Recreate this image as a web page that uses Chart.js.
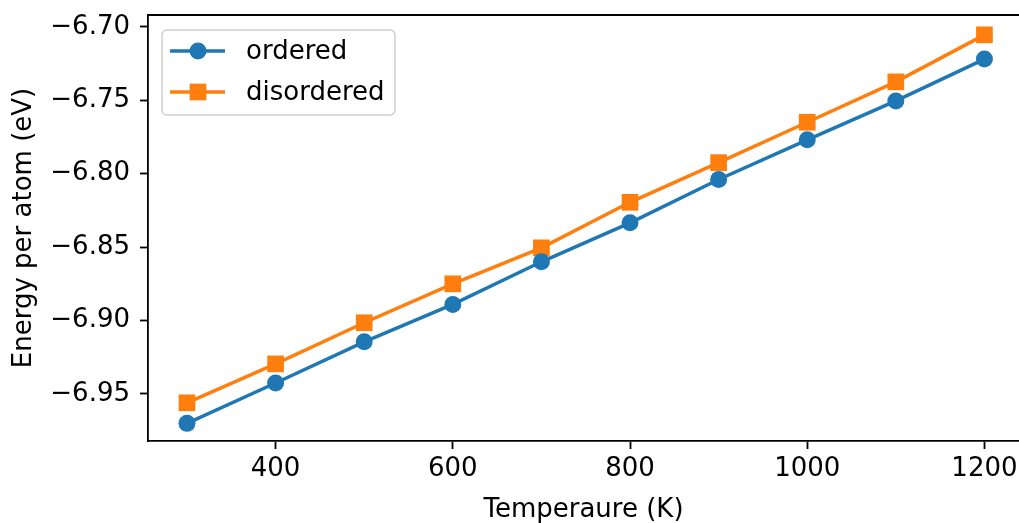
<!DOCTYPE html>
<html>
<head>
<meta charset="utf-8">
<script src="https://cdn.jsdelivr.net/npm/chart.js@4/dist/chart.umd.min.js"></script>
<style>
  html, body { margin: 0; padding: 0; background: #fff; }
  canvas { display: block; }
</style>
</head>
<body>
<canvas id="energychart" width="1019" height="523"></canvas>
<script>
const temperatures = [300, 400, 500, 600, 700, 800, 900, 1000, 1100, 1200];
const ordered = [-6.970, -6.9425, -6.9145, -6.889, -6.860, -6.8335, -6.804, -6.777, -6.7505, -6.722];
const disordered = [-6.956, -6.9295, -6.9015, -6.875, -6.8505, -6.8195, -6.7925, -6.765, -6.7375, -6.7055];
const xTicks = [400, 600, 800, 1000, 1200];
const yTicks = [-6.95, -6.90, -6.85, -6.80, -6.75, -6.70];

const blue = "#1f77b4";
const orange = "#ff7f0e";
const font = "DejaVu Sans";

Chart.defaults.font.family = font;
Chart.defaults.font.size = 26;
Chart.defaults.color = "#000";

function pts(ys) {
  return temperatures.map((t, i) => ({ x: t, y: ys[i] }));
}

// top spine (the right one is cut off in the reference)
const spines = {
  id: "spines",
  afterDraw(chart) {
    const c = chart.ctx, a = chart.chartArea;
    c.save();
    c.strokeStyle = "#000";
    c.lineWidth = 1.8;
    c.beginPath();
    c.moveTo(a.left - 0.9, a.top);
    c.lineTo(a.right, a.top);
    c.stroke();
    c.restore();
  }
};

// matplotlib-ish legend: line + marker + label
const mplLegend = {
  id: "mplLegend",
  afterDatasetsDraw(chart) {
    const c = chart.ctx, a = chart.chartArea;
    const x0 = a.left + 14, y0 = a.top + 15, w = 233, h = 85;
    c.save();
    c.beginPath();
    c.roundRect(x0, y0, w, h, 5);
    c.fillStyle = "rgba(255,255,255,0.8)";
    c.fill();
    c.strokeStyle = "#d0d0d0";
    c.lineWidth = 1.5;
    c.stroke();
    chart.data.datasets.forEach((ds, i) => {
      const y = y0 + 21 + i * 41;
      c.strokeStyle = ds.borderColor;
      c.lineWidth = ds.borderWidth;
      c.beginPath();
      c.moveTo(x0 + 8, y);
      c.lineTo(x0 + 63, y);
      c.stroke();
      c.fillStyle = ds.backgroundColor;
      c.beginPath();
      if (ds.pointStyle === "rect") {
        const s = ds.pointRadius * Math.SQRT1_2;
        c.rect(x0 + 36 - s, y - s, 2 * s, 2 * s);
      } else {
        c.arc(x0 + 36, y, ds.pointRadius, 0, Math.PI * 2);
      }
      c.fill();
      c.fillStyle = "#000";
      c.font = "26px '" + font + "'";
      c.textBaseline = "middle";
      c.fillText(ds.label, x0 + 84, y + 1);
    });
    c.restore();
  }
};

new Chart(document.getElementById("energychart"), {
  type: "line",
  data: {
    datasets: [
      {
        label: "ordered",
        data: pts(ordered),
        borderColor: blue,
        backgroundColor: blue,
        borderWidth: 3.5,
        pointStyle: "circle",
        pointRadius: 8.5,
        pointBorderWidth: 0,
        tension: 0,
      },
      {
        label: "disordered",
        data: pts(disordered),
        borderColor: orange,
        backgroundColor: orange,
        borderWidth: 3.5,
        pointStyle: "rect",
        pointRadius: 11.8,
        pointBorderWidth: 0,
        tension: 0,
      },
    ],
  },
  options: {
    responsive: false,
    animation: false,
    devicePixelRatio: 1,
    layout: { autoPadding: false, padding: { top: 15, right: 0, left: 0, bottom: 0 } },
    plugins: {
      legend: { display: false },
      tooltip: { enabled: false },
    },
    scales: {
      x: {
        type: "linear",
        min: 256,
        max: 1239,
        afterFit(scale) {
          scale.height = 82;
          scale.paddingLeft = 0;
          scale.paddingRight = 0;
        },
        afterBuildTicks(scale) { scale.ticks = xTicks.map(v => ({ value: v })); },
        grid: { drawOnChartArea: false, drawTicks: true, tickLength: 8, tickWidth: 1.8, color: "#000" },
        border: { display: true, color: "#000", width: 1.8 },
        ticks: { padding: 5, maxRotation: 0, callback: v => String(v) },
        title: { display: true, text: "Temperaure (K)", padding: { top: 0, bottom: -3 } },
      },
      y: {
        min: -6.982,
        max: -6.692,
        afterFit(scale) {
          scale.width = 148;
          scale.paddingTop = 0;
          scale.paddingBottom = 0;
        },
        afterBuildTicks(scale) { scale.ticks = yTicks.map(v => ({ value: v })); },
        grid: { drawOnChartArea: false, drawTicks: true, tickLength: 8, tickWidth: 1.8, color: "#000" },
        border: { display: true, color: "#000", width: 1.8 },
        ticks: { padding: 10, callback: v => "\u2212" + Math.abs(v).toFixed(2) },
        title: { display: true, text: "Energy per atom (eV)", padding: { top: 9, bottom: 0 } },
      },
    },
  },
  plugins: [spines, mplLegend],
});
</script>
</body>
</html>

◆ ◆ ◆

Copy out all the data exactly; skip the pictures.

EXERCISE RESULT =>
Recreate this image as a web page that uses Chart.js.
<!DOCTYPE html>
<html>
<head>
<meta charset="utf-8">
<script src="https://cdn.jsdelivr.net/npm/chart.js@4/dist/chart.umd.min.js"></script>
<style>
  html, body { margin: 0; padding: 0; background: #fff; }
  canvas { display: block; }
</style>
</head>
<body>
<canvas id="energychart" width="1019" height="523"></canvas>
<script>
const temperatures = [300, 400, 500, 600, 700, 800, 900, 1000, 1100, 1200];
const ordered = [-6.970, -6.9425, -6.9145, -6.889, -6.860, -6.8335, -6.804, -6.777, -6.7505, -6.722];
const disordered = [-6.956, -6.9295, -6.9015, -6.875, -6.8505, -6.8195, -6.7925, -6.765, -6.7375, -6.7055];
const xTicks = [400, 600, 800, 1000, 1200];
const yTicks = [-6.95, -6.90, -6.85, -6.80, -6.75, -6.70];

const blue = "#1f77b4";
const orange = "#ff7f0e";
const font = "DejaVu Sans";

Chart.defaults.font.family = font;
Chart.defaults.font.size = 26;
Chart.defaults.color = "#000";

function pts(ys) {
  return temperatures.map((t, i) => ({ x: t, y: ys[i] }));
}

// top spine (the right one is cut off in the reference)
const spines = {
  id: "spines",
  afterDraw(chart) {
    const c = chart.ctx, a = chart.chartArea;
    c.save();
    c.strokeStyle = "#000";
    c.lineWidth = 1.8;
    c.beginPath();
    c.moveTo(a.left - 0.9, a.top);
    c.lineTo(a.right, a.top);
    c.stroke();
    c.restore();
  }
};

// matplotlib-ish legend: line + marker + label
const mplLegend = {
  id: "mplLegend",
  afterDatasetsDraw(chart) {
    const c = chart.ctx, a = chart.chartArea;
    const x0 = a.left + 14, y0 = a.top + 15, w = 233, h = 85;
    c.save();
    c.beginPath();
    c.roundRect(x0, y0, w, h, 5);
    c.fillStyle = "rgba(255,255,255,0.8)";
    c.fill();
    c.strokeStyle = "#d0d0d0";
    c.lineWidth = 1.5;
    c.stroke();
    chart.data.datasets.forEach((ds, i) => {
      const y = y0 + 21 + i * 41;
      c.strokeStyle = ds.borderColor;
      c.lineWidth = ds.borderWidth;
      c.beginPath();
      c.moveTo(x0 + 8, y);
      c.lineTo(x0 + 63, y);
      c.stroke();
      c.fillStyle = ds.backgroundColor;
      c.beginPath();
      if (ds.pointStyle === "rect") {
        const s = ds.pointRadius * Math.SQRT1_2;
        c.rect(x0 + 36 - s, y - s, 2 * s, 2 * s);
      } else {
        c.arc(x0 + 36, y, ds.pointRadius, 0, Math.PI * 2);
      }
      c.fill();
      c.fillStyle = "#000";
      c.font = "26px '" + font + "'";
      c.textBaseline = "middle";
      c.fillText(ds.label, x0 + 84, y + 1);
    });
    c.restore();
  }
};

new Chart(document.getElementById("energychart"), {
  type: "line",
  data: {
    datasets: [
      {
        label: "ordered",
        data: pts(ordered),
        borderColor: blue,
        backgroundColor: blue,
        borderWidth: 3.5,
        pointStyle: "circle",
        pointRadius: 8.5,
        pointBorderWidth: 0,
        tension: 0,
      },
      {
        label: "disordered",
        data: pts(disordered),
        borderColor: orange,
        backgroundColor: orange,
        borderWidth: 3.5,
        pointStyle: "rect",
        pointRadius: 11.8,
        pointBorderWidth: 0,
        tension: 0,
      },
    ],
  },
  options: {
    responsive: false,
    animation: false,
    devicePixelRatio: 1,
    layout: { autoPadding: false, padding: { top: 15, right: 0, left: 0, bottom: 0 } },
    plugins: {
      legend: { display: false },
      tooltip: { enabled: false },
    },
    scales: {
      x: {
        type: "linear",
        min: 256,
        max: 1239,
        afterFit(scale) {
          scale.height = 82;
          scale.paddingLeft = 0;
          scale.paddingRight = 0;
        },
        afterBuildTicks(scale) { scale.ticks = xTicks.map(v => ({ value: v })); },
        grid: { drawOnChartArea: false, drawTicks: true, tickLength: 8, tickWidth: 1.8, color: "#000" },
        border: { display: true, color: "#000", width: 1.8 },
        ticks: { padding: 5, maxRotation: 0, callback: v => String(v) },
        title: { display: true, text: "Temperaure (K)", padding: { top: 0, bottom: -3 } },
      },
      y: {
        min: -6.982,
        max: -6.692,
        afterFit(scale) {
          scale.width = 148;
          scale.paddingTop = 0;
          scale.paddingBottom = 0;
        },
        afterBuildTicks(scale) { scale.ticks = yTicks.map(v => ({ value: v })); },
        grid: { drawOnChartArea: false, drawTicks: true, tickLength: 8, tickWidth: 1.8, color: "#000" },
        border: { display: true, color: "#000", width: 1.8 },
        ticks: { padding: 10, callback: v => "\u2212" + Math.abs(v).toFixed(2) },
        title: { display: true, text: "Energy per atom (eV)", padding: { top: 9, bottom: 0 } },
      },
    },
  },
  plugins: [spines, mplLegend],
});
</script>
</body>
</html>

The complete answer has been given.